Omdat een broer niet uit de familie gestoten kan worden is later door alle stammen een manier bedacht de enkele overgebleven Benjaminieten weer te voorzien van vrouwen, zodat zij opnieuw hun stam konden opbouwen. Een deel van dit verhaal werd getoond op een film waarachter transparant de ware woestijn zichtbaar was. Heel bijzonder om op deze manier in de ware omgeving te zijn en de geschiedenis zich voor je te zien afspelen. Een afschuwelijk verhaal. Later heeft Hannah ook op deze plek haar gebed gedaan om een baby dat door God wordt verhoord door de geboorte van haar baby Samuel die zij opdraagt aan de Heer om voor Hem een dienstknecht te zijn.

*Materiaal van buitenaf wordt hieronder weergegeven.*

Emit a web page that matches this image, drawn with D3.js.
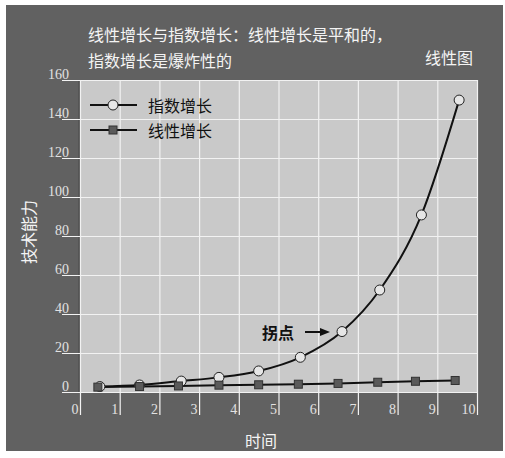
<!DOCTYPE html>
<html>
<head>
<meta charset="utf-8">
<script src="https://cdn.jsdelivr.net/npm/d3@7"></script>
<style>
  body { margin: 0; background: #fff; }
  svg { display: block; }
</style>
</head>
<body>
<div id="chart"></div>
<script>
// Data
const expTime = [0.5, 1.5, 2.55, 3.5, 4.5, 5.55, 6.6, 7.55, 8.6, 9.55];
const expValues = [2.8, 3.6, 5.6, 7.5, 10.8, 17.8, 31, 52.3, 90.8, 149.7];
const linTime = [0.45, 1.5, 2.48, 3.5, 4.5, 5.5, 6.5, 7.5, 8.45, 9.45];
const linValues = [2.5, 2.8, 3.1, 3.5, 3.7, 4.0, 4.4, 5.0, 5.5, 5.9];
const xTicks = [0, 1, 2, 3, 4, 5, 6, 7, 8, 9, 10];
const yTicks = [0, 20, 40, 60, 80, 100, 120, 140, 160];
const seriesNames = ["指数增长", "线性增长"];

const width = 505;
const height = 458;
const cjk = "'Noto Sans CJK SC', sans-serif";
const serif = "'Liberation Serif', 'DejaVu Serif', serif";

// Plot box
const plotLeft = 80, plotRight = 477, plotTop = 80, plotBottom = 392;

const x = d3.scaleLinear().domain([0, 10]).range([plotLeft, plotRight]);
const y = d3.scaleLinear().domain([0, 160]).range([plotBottom, plotTop]);

const svg = d3.select("#chart")
    .append("svg")
    .attr("width", width)
    .attr("height", height);

// Dark background
svg.append("rect")
    .attr("x", 6).attr("y", 5)
    .attr("width", 497).attr("height", 446)
    .attr("fill", "#616161");

// Plot area
svg.append("rect")
    .attr("x", plotLeft).attr("y", plotTop)
    .attr("width", plotRight - plotLeft).attr("height", plotBottom - plotTop)
    .attr("fill", "#c9c9c9");
svg.append("line")
    .attr("x1", plotLeft - 1).attr("x2", plotLeft - 1)
    .attr("y1", plotTop).attr("y2", plotBottom)
    .attr("stroke", "#555").attr("stroke-width", 2);

// Y axis: grid lines run across, labels sit above each line
const yAxis = svg.append("g")
    .attr("transform", "translate(62,0)")
    .call(d3.axisLeft(y).tickValues(yTicks).tickSize(-(plotRight - 62)).tickFormat(d3.format("d")));
yAxis.select(".domain").remove();
yAxis.selectAll(".tick line")
    .attr("stroke", "#f2f2f2")
    .attr("stroke-width", 1.2);
yAxis.selectAll(".tick text")
    .attr("x", 7)
    .attr("y", -2)
    .attr("dy", 0)
    .attr("text-anchor", "end")
    .attr("fill", "#e2e2e2")
    .style("font-family", serif)
    .style("font-size", "14px");

// X axis: grid lines run down past the plot, labels left of each line
const xAxis = svg.append("g")
    .attr("transform", "translate(0,415)")
    .call(d3.axisBottom(x).tickValues(xTicks).tickSize(-(415 - plotTop)).tickFormat(d3.format("d")));
xAxis.select(".domain").remove();
xAxis.selectAll(".tick line")
    .attr("stroke", "#f2f2f2")
    .attr("stroke-width", 1.2);
xAxis.selectAll(".tick text")
    .attr("x", -2)
    .attr("y", -1)
    .attr("dy", 0)
    .attr("text-anchor", "end")
    .attr("fill", "#e2e2e2")
    .style("font-family", serif)
    .style("font-size", "14px");

// Lines
const expData = expTime.map((t, i) => [t, expValues[i]]);
const linData = linTime.map((t, i) => [t, linValues[i]]);

svg.append("path")
    .datum(expData)
    .attr("fill", "none")
    .attr("stroke", "#111")
    .attr("stroke-width", 2)
    .attr("d", d3.line().x(d => x(d[0])).y(d => y(d[1])).curve(d3.curveMonotoneX));

svg.append("path")
    .datum(linData)
    .attr("fill", "none")
    .attr("stroke", "#111")
    .attr("stroke-width", 2)
    .attr("d", d3.line().x(d => x(d[0])).y(d => y(d[1])));

// Markers
svg.selectAll("circle.exp")
    .data(expData)
    .enter()
    .append("circle")
    .attr("class", "exp")
    .attr("cx", d => x(d[0]))
    .attr("cy", d => y(d[1]))
    .attr("r", 5)
    .attr("fill", "#e6e6e6")
    .attr("stroke", "#222")
    .attr("stroke-width", 1);

svg.selectAll("rect.lin")
    .data(linData)
    .enter()
    .append("rect")
    .attr("class", "lin")
    .attr("x", d => x(d[0]) - 4)
    .attr("y", d => y(d[1]) - 4)
    .attr("width", 8)
    .attr("height", 8)
    .attr("fill", "#5a5a5a")
    .attr("stroke", "#333")
    .attr("stroke-width", 1);

// Legend
const legend = svg.append("g");
[105, 130].forEach((ly, i) => {
    legend.append("line")
        .attr("x1", 90).attr("x2", 137)
        .attr("y1", ly).attr("y2", ly)
        .attr("stroke", "#111").attr("stroke-width", 2);
    if (i === 0) {
        legend.append("circle")
            .attr("cx", 113).attr("cy", ly).attr("r", 5)
            .attr("fill", "#e6e6e6").attr("stroke", "#222");
    } else {
        legend.append("rect")
            .attr("x", 109).attr("y", ly - 4).attr("width", 8).attr("height", 8)
            .attr("fill", "#5a5a5a").attr("stroke", "#333");
    }
    legend.append("text")
        .attr("x", 148).attr("y", ly)
        .attr("dominant-baseline", "central")
        .attr("fill", "#111")
        .style("font-family", cjk)
        .style("font-size", "16px")
        .text(seriesNames[i]);
});

// Annotation
svg.append("text")
    .attr("x", 262).attr("y", 332)
    .attr("dominant-baseline", "central")
    .attr("fill", "#111")
    .style("font-family", cjk)
    .style("font-size", "16px")
    .style("font-weight", "bold")
    .text("拐点");
svg.append("line")
    .attr("x1", 305).attr("x2", 321)
    .attr("y1", 332).attr("y2", 332)
    .attr("stroke", "#111").attr("stroke-width", 2);
svg.append("path")
    .attr("d", "M320,328 L330,332 L320,336 Z")
    .attr("fill", "#111");

// Titles
const titleStyle = sel => sel
    .attr("fill", "#f4f4f4")
    .attr("dominant-baseline", "central")
    .style("font-family", cjk)
    .style("font-size", "16px");

svg.append("text").attr("x", 88).attr("y", 34)
    .call(titleStyle).text("线性增长与指数增长：线性增长是平和的，");
svg.append("text").attr("x", 88).attr("y", 60)
    .call(titleStyle).text("指数增长是爆炸性的");
svg.append("text").attr("x", 473).attr("y", 57)
    .attr("text-anchor", "end")
    .call(titleStyle).text("线性图");

// Axis titles
svg.append("text")
    .attr("transform", "translate(28,232) rotate(-90)")
    .attr("text-anchor", "middle")
    .call(titleStyle).text("技术能力");
svg.append("text")
    .attr("x", 261).attr("y", 440)
    .attr("text-anchor", "middle")
    .call(titleStyle).text("时间");
</script>
</body>
</html>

We volgen de weg naar Zichron Ya’akov (herinnering aan Ja’akov). Deze naam is ter herinnering aan de vader van baron Rotschild, die Ja’akov heette. Rond 1880 werd door de grotere schepen een eerste grote aliyah mogelijk voor de joodse bevolking. Het land was onherbergzaam en bestond uit woestijn, moeras, rotsen en buffels. In dit verlaten land trokken de Bedoeïenen rond met hun vee. Een joodse vader met zijn gezin emigreerde en deden hun eerste pogingen het land te bewerken. Dat leek te falen omdat er geen mogelijkheden waren te investeren. Toen verscheen baron Rotschild en investeerde in alles wat nodig was, echter alles onder zijn naam. Doordat de controleurs die de baron hier had geplaatst corrupt waren, waar de baron niets vanaf wist, ging het volk uiteindelijk niet onder deze dwang verder.

De tweede grote aliyah werd mogelijk rond 1920. De eerste mensen hadden ondertussen voldoende ervaring in het zaaien en oogsten van de oorspronkelijke producten van het land zoals olijven, tarwe en gerst en kon de 2e groep goed onderwijzen. Ben Gurion kwam ook in deze periode naar Israël.

Deze dag bezochten we ook nog de graftuin van baron Rotschild.

We overnachten voor onze laatste nachten in kibbutz Deganja Beth. Doordat we daar zijn krijgen we onze eerste blik op het meer van Galilea, dat maakt diepe indruk, die eerste beelden van daar waar Jezus was, waar hij de storm bedaarde op het meer. Waar de zwijnen uit het nieuwe testament “versmoorden” in de zwavel van het warme water.